A chegada de Dilma ao governo do Estado brasileiro representa de certo modo a habilidade de Lula na condução e negociação dos diversos segmentos beneficiados no paradoxal modelo político e econômico instalado. Ou seja, até a chegada da onda de choque da crise financeira mundial iniciada em  2008 e, a partir de 2013/2014 em terras tupiniquins, incidindo sobre os interesses dos mais diversos grupos sociais e produtivos,  tudo transcorria razoavelmente bem, o que se expressou na apatia dos partidos de oposição, que praticamente não apresentaram uma agenda política e econômica diferenciada.  A opção pela remuneração do capital financeiro e, a distribuição de renda aos setores menos favorecidos da sociedade brasileira exigiu uma estrutura estatal/governamental considerável, que em nenhum momento foi questionado consistentemente pela oposição.  Se quer o excessivo protagonismo patrimonialista do Estado brasileiro foi colocado em questão por uma sociedade brasileira apática, senão conformada e acomodada com o paternalismo estatal, que agiu como exclusivo agente financiador das múltiplas demandas sociais e produtivas.

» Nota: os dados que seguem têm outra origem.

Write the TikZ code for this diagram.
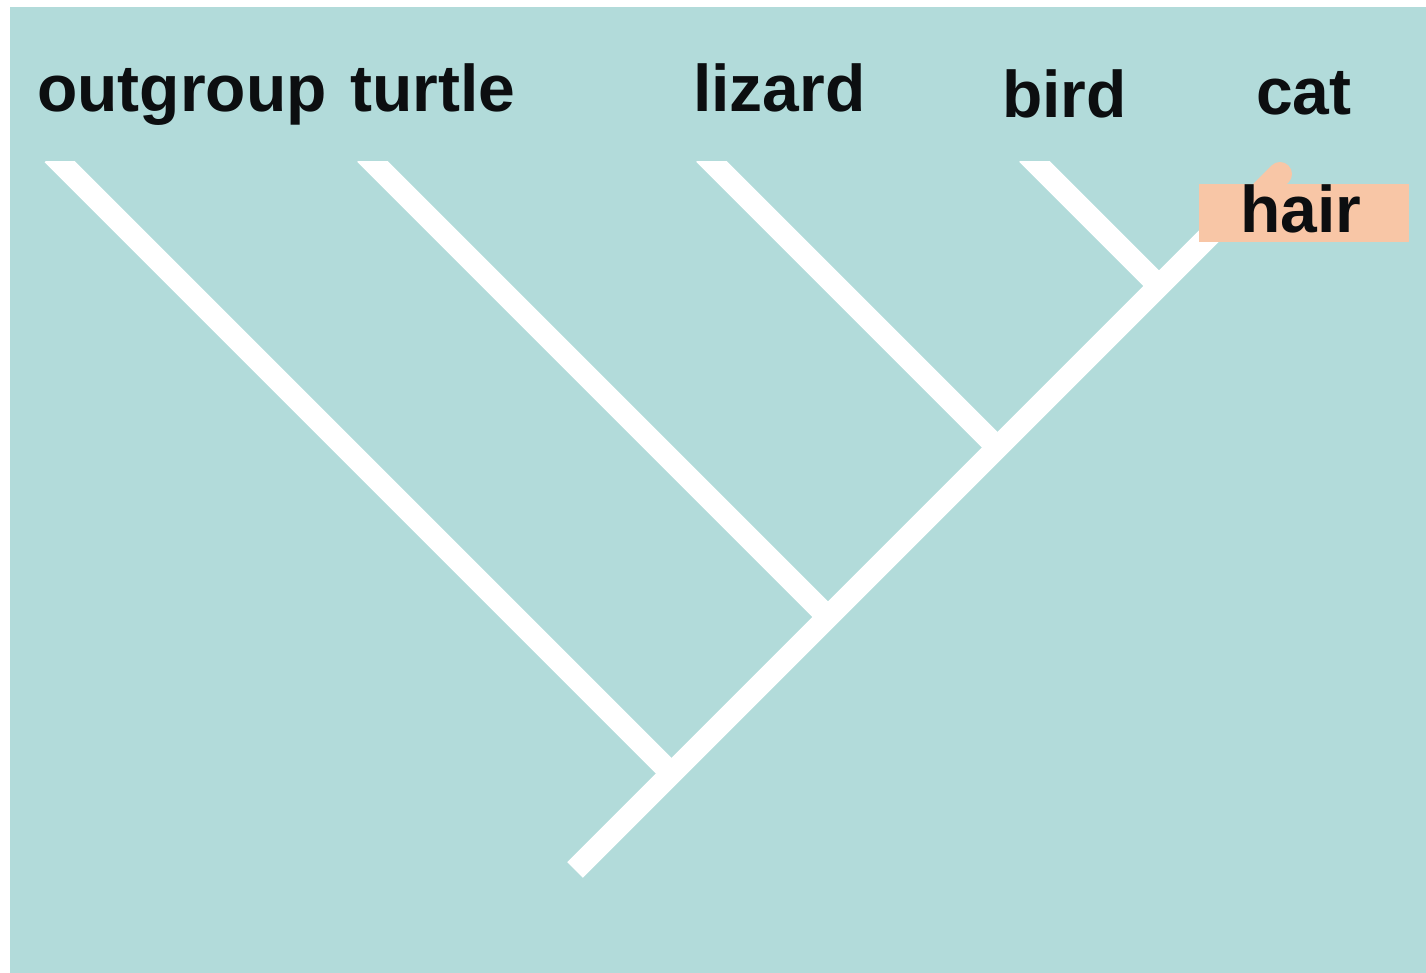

A chegada dos ventos da crise de 2008 em nosso meio atualmente vivenciado na forma de ajuste fiscal, com cortes orçamentários da máquina estatal/governamental, exposto pelo acirramento das disputas  políticas entre o poder legislativo e executivo, demonstra as fragilidades institucionais brasileiras, entre elas o fato de que no último decênio a sociedade brasileira abriu mão do debate político, acomodada pela mera gestão governamental dos negócios públicos sob a égide de um modelo financeiro global. Sob tal pressuposto, aquilo que sentimos diretamente como crise econômica e política, talvez seja o esgotamento de um ciclo, de um modelo de gestão da economia política, que com nossas especificidades reverbera de forma também global a crise da gestão financeirizada da economia e da política, que se apresenta em países centrais da Europa, entre outros.  Isto significa que não detemos sequer o controle de nossos ciclos políticos e econômicos internos, ficando a mercê das demandas e agendas de povos e agências globais, que ditam as regras da divisão internacional do trabalho e da riqueza.